Ya es casi habitual acompañar a Pablo a la salida de la oficina para que no haya más asaltos. El destino siempre es el mismo, las rutas cambian. Tomamos la decisión ese día, quizás la más desacertada, de irnos en el bus Sabana-Estadio.
No más por Cana 7 el chofer se bajó a mirar no sabemos qué. En la siguiente parada, en el Mag, no le cobró a algunas pasajeras, cerró la puerta delantera y de nuevo se bajó. Dos cuadras antes de la Contraloría cruza de Norte a Sur y solo recorre 50 metros pues hay un choque y no puede pasar. En reversa, hasta la esquina. Ya era tanto, que el sueño nos venció.
De pronto, por el Hospital San Juan de Dios, quedábamos casi solo Pablo y yo, bien dormidos. El autobús en que íbamos había chocado. Era evidente la imprudencia del chofer, a todas luces culpable del accidente, o como decía mi abuelo: "A ojo de buen cubero (Mi abuelo era tuerto) el chofer del bus es el responsable del choque".
Ante tanto desastre en tan poco tiempo, antes de dejar la escena del crimen como apuntarían en el argot policiaco, nos ofrecimos de testigos en favor del chofer del vehículo golpeado por el autobús. Para que nos localizaran, rápidamente saqué de la billetera una tarjeta de presentación y la entregué, sin fijarme que era la de Percy, el estilista, que me la había dado para que se la hiciera llegar a mis amigas y amigos, sus potenciales clientes.

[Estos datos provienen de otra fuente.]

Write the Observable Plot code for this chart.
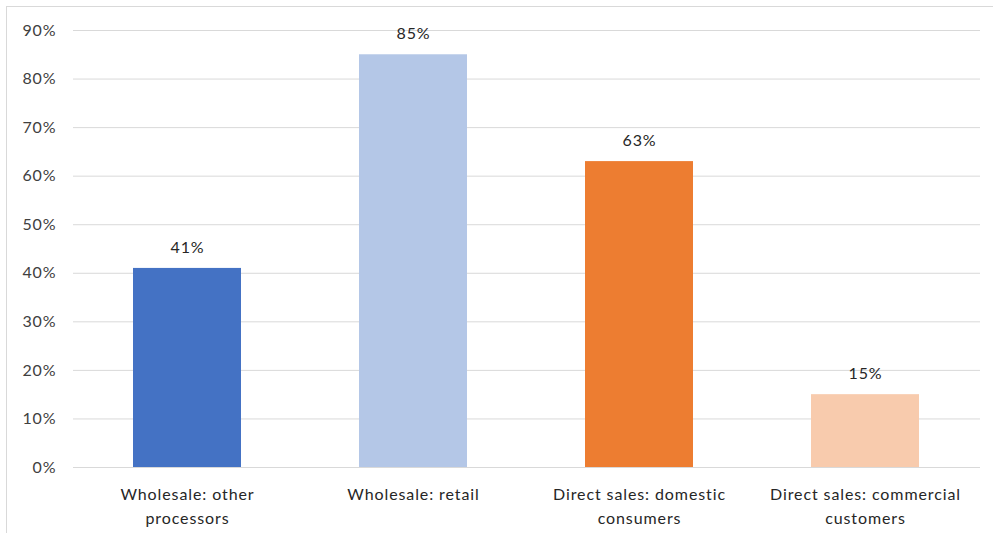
<!DOCTYPE html>
<html>
<head>
<meta charset="utf-8">
<script src="https://cdn.jsdelivr.net/npm/d3@7"></script>
<script src="https://cdn.jsdelivr.net/npm/@observablehq/plot@0.6"></script>
<style>
  html, body { margin: 0; padding: 0; background: #fff; }
  #wrap { position: relative; width: 993px; height: 533px; overflow: hidden; }
  #border { position: absolute; left: 6px; top: 6px; right: 0; bottom: 0; border-top: 1px solid #d9d9d9; border-left: 1px solid #d9d9d9; pointer-events: none; }
  #wrap svg text { letter-spacing: 0.9px; }
</style>
</head>
<body>
<div id="wrap"><div id="border"></div></div>
<script>
// Sales channels and share of respondents using each
const categories = [
  "Wholesale: other processors",
  "Wholesale: retail",
  "Direct sales: domestic consumers",
  "Direct sales: commercial customers"
];
const axisLabels = [
  "Wholesale: other\nprocessors",
  "Wholesale: retail",
  "Direct sales: domestic\nconsumers",
  "Direct sales: commercial\ncustomers"
];
const shares = [0.41, 0.85, 0.63, 0.15];
const barColors = ["#4472c4", "#b4c7e7", "#ed7d31", "#f8cbad"];
const yTicks = [0, 0.1, 0.2, 0.3, 0.4, 0.5, 0.6, 0.7, 0.8, 0.9];

const data = categories.map((c, i) => ({category: c, share: shares[i]}));
const fmt = d3.format(".0%");

const chart = Plot.plot({
  width: 993,
  height: 533,
  marginLeft: 73,
  marginRight: 13,
  marginTop: 30,
  marginBottom: 66,
  style: {fontFamily: "Lato, 'Open Sans', sans-serif", fontSize: "16px", color: "#404040", background: "transparent"},
  x: {domain: categories, paddingInner: 0.52, paddingOuter: 0.26, label: null},
  y: {domain: [0, 0.9], label: null},
  color: {domain: categories, range: barColors},
  marks: [
    Plot.ruleY(yTicks, {stroke: "#d9d9d9", strokeWidth: 1}),
    Plot.axisY({ticks: yTicks, tickFormat: fmt, tickSize: 0, tickPadding: 17, fontSize: 16, fill: "#404040", label: null}),
    Plot.barY(data, {x: "category", y: "share", fill: "category"}),
    Plot.text(data, {x: "category", y: "share", text: d => fmt(d.share), dy: -21, fontSize: 16, fill: "#262626"}),
    Plot.axisX({tickSize: 0, tickPadding: 15, tickFormat: d => axisLabels[categories.indexOf(d)], lineHeight: 1.5, fontSize: 16, fill: "#262626", label: null})
  ]
});
document.getElementById("wrap").prepend(chart);
</script>
</body>
</html>
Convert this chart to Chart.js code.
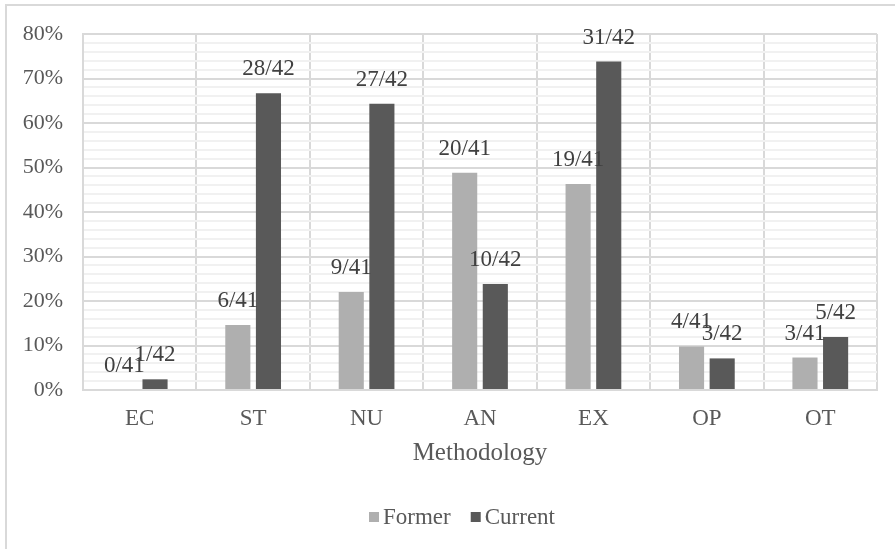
<!DOCTYPE html>
<html>
<head>
<meta charset="utf-8">
<script src="https://cdn.jsdelivr.net/npm/chart.js@4"></script>
<style>
  html, body { margin: 0; padding: 0; background: #fff; }
  #frame {
    position: absolute; left: 5px; top: 4px; width: 1000px; height: 1000px;
    border-left: 2px solid #d9d9d9; border-top: 2px solid #d9d9d9;
  }
  #wrap { position: absolute; left: 0; top: 0; width: 895px; height: 549px; }
</style>
</head>
<body>
<div id="frame"></div>
<div id="wrap"><canvas id="chart"></canvas></div>
<script>
(function() {
  'use strict';

  // ── Data ────────────────────────────────────────────────────
  const categories = ['EC', 'ST', 'NU', 'AN', 'EX', 'OP', 'OT'];
  const formerLabels = ['0/41', '6/41', '9/41', '20/41', '19/41', '4/41', '3/41'];
  const currentLabels = ['1/42', '28/42', '27/42', '10/42', '31/42', '3/42', '5/42'];
  const formerPct = [0, 14.6, 22.0, 48.8, 46.3, 9.8, 7.3];
  const currentPct = [2.4, 66.7, 64.3, 23.8, 73.8, 7.1, 11.9];

  const FONT = '"Liberation Serif", "Times New Roman", serif';
  const TEXT = '#595959';

  // ── Bar value labels ────────────────────────────────────────
  const barLabels = {
    id: 'barLabels',
    afterDatasetsDraw(chart) {
      const ctx = chart.ctx;
      ctx.save();
      ctx.font = '23px ' + FONT;
      ctx.fillStyle = '#404040';
      ctx.textAlign = 'center';
      ctx.textBaseline = 'middle';
      chart.data.datasets.forEach((ds, i) => {
        chart.getDatasetMeta(i).data.forEach((bar, j) => {
          ctx.fillText(ds.valueLabels[j], bar.x, bar.y - 24);
        });
      });
      ctx.restore();
    }
  };

  // ── Legend (small gap between swatch and text, like Excel) ──
  const excelLegend = {
    id: 'excelLegend',
    afterDraw(chart) {
      const ctx = chart.ctx;
      const y = 517, box = 10, gapText = 4, gapItem = 20;
      ctx.save();
      ctx.font = '23px ' + FONT;
      ctx.textBaseline = 'middle';
      const items = chart.data.datasets.map(ds => ({
        text: ds.label, color: ds.backgroundColor,
        w: box + gapText + ctx.measureText(ds.label).width
      }));
      const total = items.reduce((a, it) => a + it.w, 0) + gapItem * (items.length - 1);
      let x = 462 - total / 2;
      items.forEach(it => {
        ctx.fillStyle = it.color;
        ctx.fillRect(x, y - box / 2, box, box);
        ctx.fillStyle = TEXT;
        ctx.fillText(it.text, x + box + gapText, y + 1);
        x += it.w + gapItem;
      });
      ctx.restore();
    }
  };

  new Chart(document.getElementById('chart'), {
    type: 'bar',
    data: {
      labels: categories,
      datasets: [
        { label: 'Former', data: formerPct, valueLabels: formerLabels,
          backgroundColor: '#afafaf', categoryPercentage: 0.54, barPercentage: 0.82 },
        { label: 'Current', data: currentPct, valueLabels: currentLabels,
          backgroundColor: '#595959', categoryPercentage: 0.54, barPercentage: 0.82 }
      ]
    },
    options: {
      responsive: true,
      maintainAspectRatio: false,
      animation: false,
      layout: { padding: { top: 34, right: 18, left: 0, bottom: 79 } },
      plugins: {
        tooltip: { enabled: false },
        legend: { display: false }
      },
      scales: {
        x: {
          grid: { color: '#d9d9d9', lineWidth: 2, drawTicks: false },
          border: { color: '#d9d9d9', width: 2 },
          ticks: { font: { family: FONT, size: 23 }, color: TEXT, padding: 15 },
          title: { display: true, text: 'Methodology', font: { family: FONT, size: 25 }, color: TEXT, padding: { top: 0, bottom: 2 } },
          afterFit: s => { s.height = 80; }
        },
        y: {
          min: 0, max: 80,
          grid: {
            drawTicks: false,
            lineWidth: 2,
            color: c => (c.tick.value % 10 === 0 ? '#d9d9d9' : '#f1f1f1')
          },
          border: { color: '#d9d9d9', width: 2 },
          ticks: {
            stepSize: 2,
            autoSkip: false,
            font: { family: FONT, size: 22 },
            color: TEXT,
            padding: 20,
            callback: v => (v % 10 === 0 ? v + '%' : '')
          },
          afterFit: s => { s.width = 83; }
        }
      }
    },
    plugins: [barLabels, excelLegend]
  });
})();
</script>
</body>
</html>
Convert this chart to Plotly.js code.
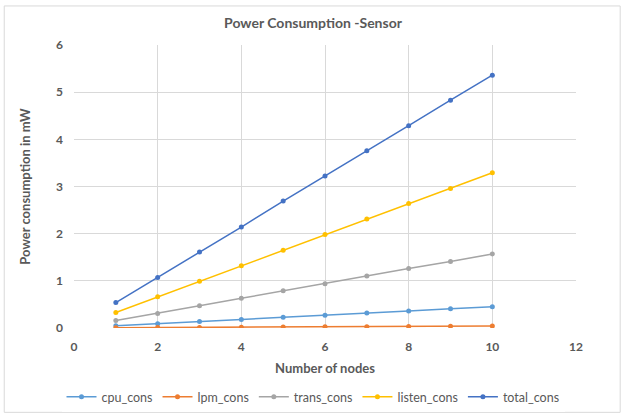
<!DOCTYPE html>
<html>
<head>
<meta charset="utf-8">
<script src="https://cdn.plot.ly/plotly-3.0.1.min.js"></script>
<style>html,body{margin:0;padding:0;background:#fff;}#chart{width:626px;height:415px;}</style>
</head>
<body>
<div id="chart"></div>
<script>
const nodes = [1, 2, 3, 4, 5, 6, 7, 8, 9, 10];
const cpuCons = [0.05, 0.09, 0.14, 0.18, 0.23, 0.27, 0.32, 0.36, 0.41, 0.45];
const lpmCons = [0.005, 0.009, 0.013, 0.017, 0.021, 0.025, 0.029, 0.034, 0.038, 0.042];
const transCons = [0.16, 0.31, 0.47, 0.63, 0.79, 0.94, 1.10, 1.26, 1.41, 1.57];
const listenCons = [0.33, 0.66, 0.99, 1.32, 1.65, 1.98, 2.31, 2.64, 2.96, 3.29];
const totalCons = [0.54, 1.07, 1.61, 2.14, 2.69, 3.22, 3.76, 4.29, 4.83, 5.36];

const seriesNames = ["cpu_cons", "lpm_cons", "trans_cons", "listen_cons", "total_cons"];
const seriesData = [cpuCons, lpmCons, transCons, listenCons, totalCons];
const colors = ["#5B9BD5", "#ED7D31", "#A5A5A5", "#FFC000", "#4472C4"];

const traces = seriesNames.map((name, i) => ({
  x: nodes, y: seriesData[i], name: name, type: "scatter", mode: "lines+markers",
  line: {color: colors[i], width: 1.5},
  marker: {color: colors[i], size: 5}
}));

const fontFam = "Lato, 'Open Sans', sans-serif";
const layout = {
  width: 626, height: 415,
  margin: {l: 74, r: 50, t: 45, b: 87, autoexpand: false},
  paper_bgcolor: "#fff", plot_bgcolor: "#fff",
  font: {family: fontFam, color: "#595959", size: 12},
  title: {text: "<b>Power Consumption -Sensor</b>", x: 0.5, xanchor: "center", y: 0.945, yanchor: "middle",
          font: {family: fontFam, size: 14, color: "#595959"}},
  xaxis: {range: [0, 12], dtick: 2, tick0: 0, showgrid: true, gridcolor: "#d9d9d9", gridwidth: 1,
          zeroline: false, showline: false, ticks: "", ticklabelstandoff: 10, automargin: false,
          tickfont: {family: fontFam, size: 12, color: "#595959", weight: "bold"},
          title: {text: "<b>Number of nodes</b>", standoff: 10, font: {family: fontFam, size: 13, color: "#595959"}}},
  yaxis: {range: [0, 6], dtick: 1, tick0: 0, showgrid: true, gridcolor: "#d9d9d9", gridwidth: 1,
          zeroline: false, showline: false, ticks: "", ticklabelstandoff: 10, automargin: false,
          tickfont: {family: fontFam, size: 12, color: "#595959", weight: "bold"},
          title: {text: "<b>Power consumption in mW</b>", standoff: 22, font: {family: fontFam, size: 13, color: "#595959"}}},
  legend: {orientation: "h", xref: "container", yref: "container", x: 0.5, xanchor: "center", y: 1 - 397 / 415, yanchor: "middle",
           font: {family: fontFam, size: 12.5, color: "#595959"}, itemwidth: 30, tracegroupgap: 0},
  shapes: [{type: "rect", xref: "paper", yref: "paper", x0: -0.139, x1: 1.088, y0: -0.298, y1: 1.138,
            line: {color: "#d9d9d9", width: 1}, fillcolor: "rgba(0,0,0,0)", layer: "below"}],
  showlegend: true
};

Plotly.newPlot("chart", traces, layout, {displayModeBar: false, staticPlot: true});
</script>
</body>
</html>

O sea, que el dueño del vehículo chocado, en vez de ganar un testigo caerá en las manos de Percy, el que se dice estar bendito por la Virgen de Santa Rosa de Lima, a la que de joven peinó pues su amigo, o más que amigo, se le olvidó el compromiso que había adquirido con la gente de su barrio, y él tuvo que hacer sus primeras armas en el campo del corte y arreglo de pelo con aquella belleza de imágen que pusieron a su disposición.